My favourite quote is when the girls may be prevented from attending a Take That concert by a roving polar bear.
“Come on girls, there will other concerts”
“No there won’t, it is a miracle that this one happened, no one half decent comes around here because we go around killing each other all the time “
Rode a bicycle with no brakes down a steep hill(Mow Cop if you feel the need to check up)
One of the charms of the journey was the fact that that near the end was a train crossing point.The delight of the trip was undermined by a train actually crossing at the point where it seemed that I would be unable to stop before a collision occurred.
Somehow I managed to stop.
The look of relief on the faces of my friends after they saw me after the train had passed helps me to cope with minor insults on the internet
One of the greatest problems with depression is that you become overwhelmed by your own thoughts. You need to find a way to express them to another human. Since this is currently difficult in real life I chose to use this forum. I apologise.
I am not sure if my brother made this quote up or copied it.
“The problem with casting is that handsome men are ten a penny, finding a handsome man who can act is a different matter “
I don’t think that I have wasted my life. When I was walking towards the control room of a pre-biotic facility I passed a stack of cardboard packaging (Smuffet Kapa) I have worked there. Shrink wrap (Sealed air) I have worked there. Cleaning chemicals (Ecolab) I have worked there. There is a quote from someone who’s name has slipped my mind “Engineering is the difference between having a “standard of living” and a struggle for existence “
I think that there must be a technical term for inserting a profanity into the middle of a word or sentence to provide emphasis.
Best example I can come up with is a woman that I know who is tall, and grew tall early in life.
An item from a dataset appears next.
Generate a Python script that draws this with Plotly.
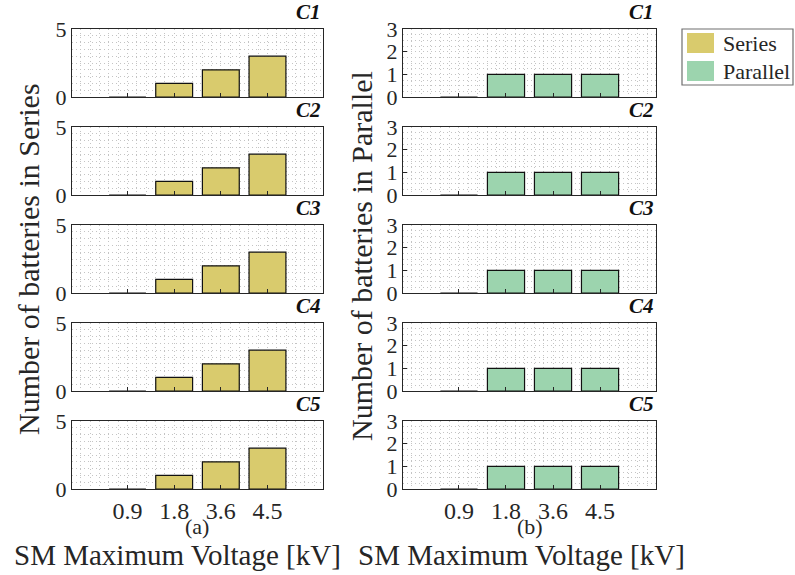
import plotly.graph_objects as go

# ---- data ----
categories = ["0.9", "1.8", "3.6", "4.5"]
cases = ["C1", "C2", "C3", "C4", "C5"]
series_counts = {
    "C1": [0, 1, 2, 3],
    "C2": [0, 1, 2, 3],
    "C3": [0, 1, 2, 3],
    "C4": [0, 1, 2, 3],
    "C5": [0, 1, 2, 3],
}
parallel_counts = {
    "C1": [0, 1, 1, 1],
    "C2": [0, 1, 1, 1],
    "C3": [0, 1, 1, 1],
    "C4": [0, 1, 1, 1],
    "C5": [0, 1, 1, 1],
}
series_ticks = [0, 5]
parallel_ticks = [0, 1, 2, 3]

# ---- styling ----
W, H = 795, 575
FONT = "Liberation Serif"
SER_COL = "#D9CB6D"
PAR_COL = "#9CD4AE"
AX_COL = "#262626"
GRID_COL = "#c4c4c4"
GRID_DASH = "1px,3px"

def px_x(x):
    return x / W

def px_y(y):
    return 1 - y / H

xpos = list(range(1, len(categories) + 1))
left_dom = [px_x(72), px_x(323)]
right_dom = [px_x(403), px_x(656)]
row_tops = [29 + 98 * i for i in range(5)]
row_h = 68

fig = go.Figure()
layout = {}
annotations = []

n = 0
for r, case in enumerate(cases):
    for c in range(2):
        n += 1
        xa = "x" if n == 1 else f"x{n}"
        ya = "y" if n == 1 else f"y{n}"
        vals = series_counts[case] if c == 0 else parallel_counts[case]
        col = SER_COL if c == 0 else PAR_COL
        fig.add_trace(go.Bar(
            x=xpos, y=vals, xaxis=xa, yaxis=ya, width=0.79,
            marker=dict(color=col, line=dict(color="#111111", width=1.2)),
            showlegend=False,
        ))
        dom = left_dom if c == 0 else right_dom
        top = row_tops[r]
        bot = top + row_h
        last = r == len(cases) - 1
        layout["xaxis" if n == 1 else f"xaxis{n}"] = dict(
            domain=dom, anchor=ya, range=[-0.19, 5.19], automargin=False,
            tickmode="array", tickvals=xpos, ticktext=categories,
            showticklabels=last, ticks="inside", ticklen=4, tickcolor=AX_COL,
            showline=True, linecolor=AX_COL, linewidth=1.3, mirror=True,
            showgrid=True, gridcolor=GRID_COL, griddash=GRID_DASH, gridwidth=1,
            minor=dict(tick0=0, dtick=0.2, showgrid=True, gridcolor=GRID_COL,
                       griddash=GRID_DASH, gridwidth=1),
            zeroline=False, fixedrange=True,
            tickfont=dict(family=FONT, size=24, color=AX_COL),
        )
        yt = series_ticks if c == 0 else parallel_ticks
        layout["yaxis" if n == 1 else f"yaxis{n}"] = dict(
            domain=[px_y(bot), px_y(top)], anchor=xa, automargin=False,
            range=[yt[0], yt[-1]], tickmode="array", tickvals=yt,
            ticks="inside", ticklen=4, tickcolor=AX_COL,
            showline=True, linecolor=AX_COL, linewidth=1.3, mirror=True,
            showgrid=True, gridcolor=GRID_COL, griddash=GRID_DASH, gridwidth=1,
            minor=dict(tick0=0, dtick=0.5 if c == 0 else 0.25, showgrid=True,
                       gridcolor=GRID_COL, griddash=GRID_DASH, gridwidth=1),
            zeroline=False, fixedrange=True,
            tickfont=dict(family=FONT, size=22, color=AX_COL),
        )
        annotations.append(dict(
            text=f"<b><i>{case}</i></b>", xref="paper", yref="paper",
            x=dom[1], y=px_y(top - 3), xanchor="right", yanchor="bottom",
            showarrow=False, font=dict(family=FONT, size=21, color="#111111"),
        ))

# subplot letters and axis titles
annotations += [
    dict(text="(a)", x=px_x(197), y=px_y(526), xanchor="center", yanchor="middle"),
    dict(text="(b)", x=px_x(530), y=px_y(526), xanchor="center", yanchor="middle"),
    dict(text="SM Maximum Voltage [kV]", x=px_x(177), y=px_y(555),
         xanchor="center", yanchor="middle", font=dict(family=FONT, size=29, color=AX_COL)),
    dict(text="SM Maximum Voltage [kV]", x=px_x(521), y=px_y(555),
         xanchor="center", yanchor="middle", font=dict(family=FONT, size=29, color=AX_COL)),
    dict(text="Number of batteries in Series", x=px_x(28), y=px_y(259), textangle=-90,
         xanchor="center", yanchor="middle", font=dict(family=FONT, size=30, color=AX_COL)),
    dict(text="Number of batteries in Parallel", x=px_x(362), y=px_y(256), textangle=-90,
         xanchor="center", yanchor="middle", font=dict(family=FONT, size=30, color=AX_COL)),
    dict(text="Series", x=px_x(721), y=px_y(43), xanchor="left", yanchor="middle",
         font=dict(family=FONT, size=22, color=AX_COL)),
    dict(text="Parallel", x=px_x(721), y=px_y(71), xanchor="left", yanchor="middle",
         font=dict(family=FONT, size=22, color=AX_COL)),
]
for a in annotations:
    a.setdefault("xref", "paper")
    a.setdefault("yref", "paper")
    a.setdefault("showarrow", False)
    a.setdefault("font", dict(family=FONT, size=22, color=AX_COL))

shapes = [
    dict(type="rect", xref="paper", yref="paper", x0=px_x(682), x1=px_x(793),
         y0=px_y(85), y1=px_y(29), line=dict(color="#6e6e6e", width=1.2), fillcolor="white"),
    dict(type="rect", xref="paper", yref="paper", x0=px_x(687), x1=px_x(714),
         y0=px_y(53), y1=px_y(33), line=dict(width=0), fillcolor=SER_COL),
    dict(type="rect", xref="paper", yref="paper", x0=px_x(687), x1=px_x(714),
         y0=px_y(81), y1=px_y(61), line=dict(width=0), fillcolor=PAR_COL),
]

fig.update_layout(
    width=W, height=H, margin=dict(l=0, r=0, t=0, b=0),
    paper_bgcolor="white", plot_bgcolor="white",
    annotations=annotations, shapes=shapes, bargap=0.2,
    **layout,
)
fig.write_html("out.html")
She told me “Not only did it mean that I had to stand on the extreme right of all class photos, it also meant that I always had to play the role of the archangel ****ing Gabriel in the school nativity “
Maintaining your army of potentially violent women.
1. Love them , If you try to fake this they will sniff it out like a dog sniffing out rabbit ****.
2. Flatter them or...
3. Insult them in a lighthearted way or...
4. Discuss dogs, they are programmed to not be able to resist this.
One of the reasons that I have been isolated in this cold and lonely thread is that people have become increasingly irritable, for obvious reasons. I am as guilty of this as anyone , I just got extremely angry because someone described ABBA as “Cheesy Pop” , “What part of “perfectly crafted popular music “don’t you understand?”
This may get me in trouble again.
The first night I spent in St Petersburg I was in a bar where a woman who was wearing nothing but her panties was prancing about on the bar top. My only thought was “ I wish she would stop doing that, she’ll have my pint over in a minute “
After a very relaxing new year’s party at my brothers house Jean and myself fell asleep on the couch. Imagine our joy to be awoken at 7 am by the two pieces of human vermin(daughters?) that he allows about the house. Somehow I have come to love them.
Great musicians gravitate towards each other like flies around excrement. The one exception is Stevie Wonder, all the others avoid him because he makes them feel inadequate.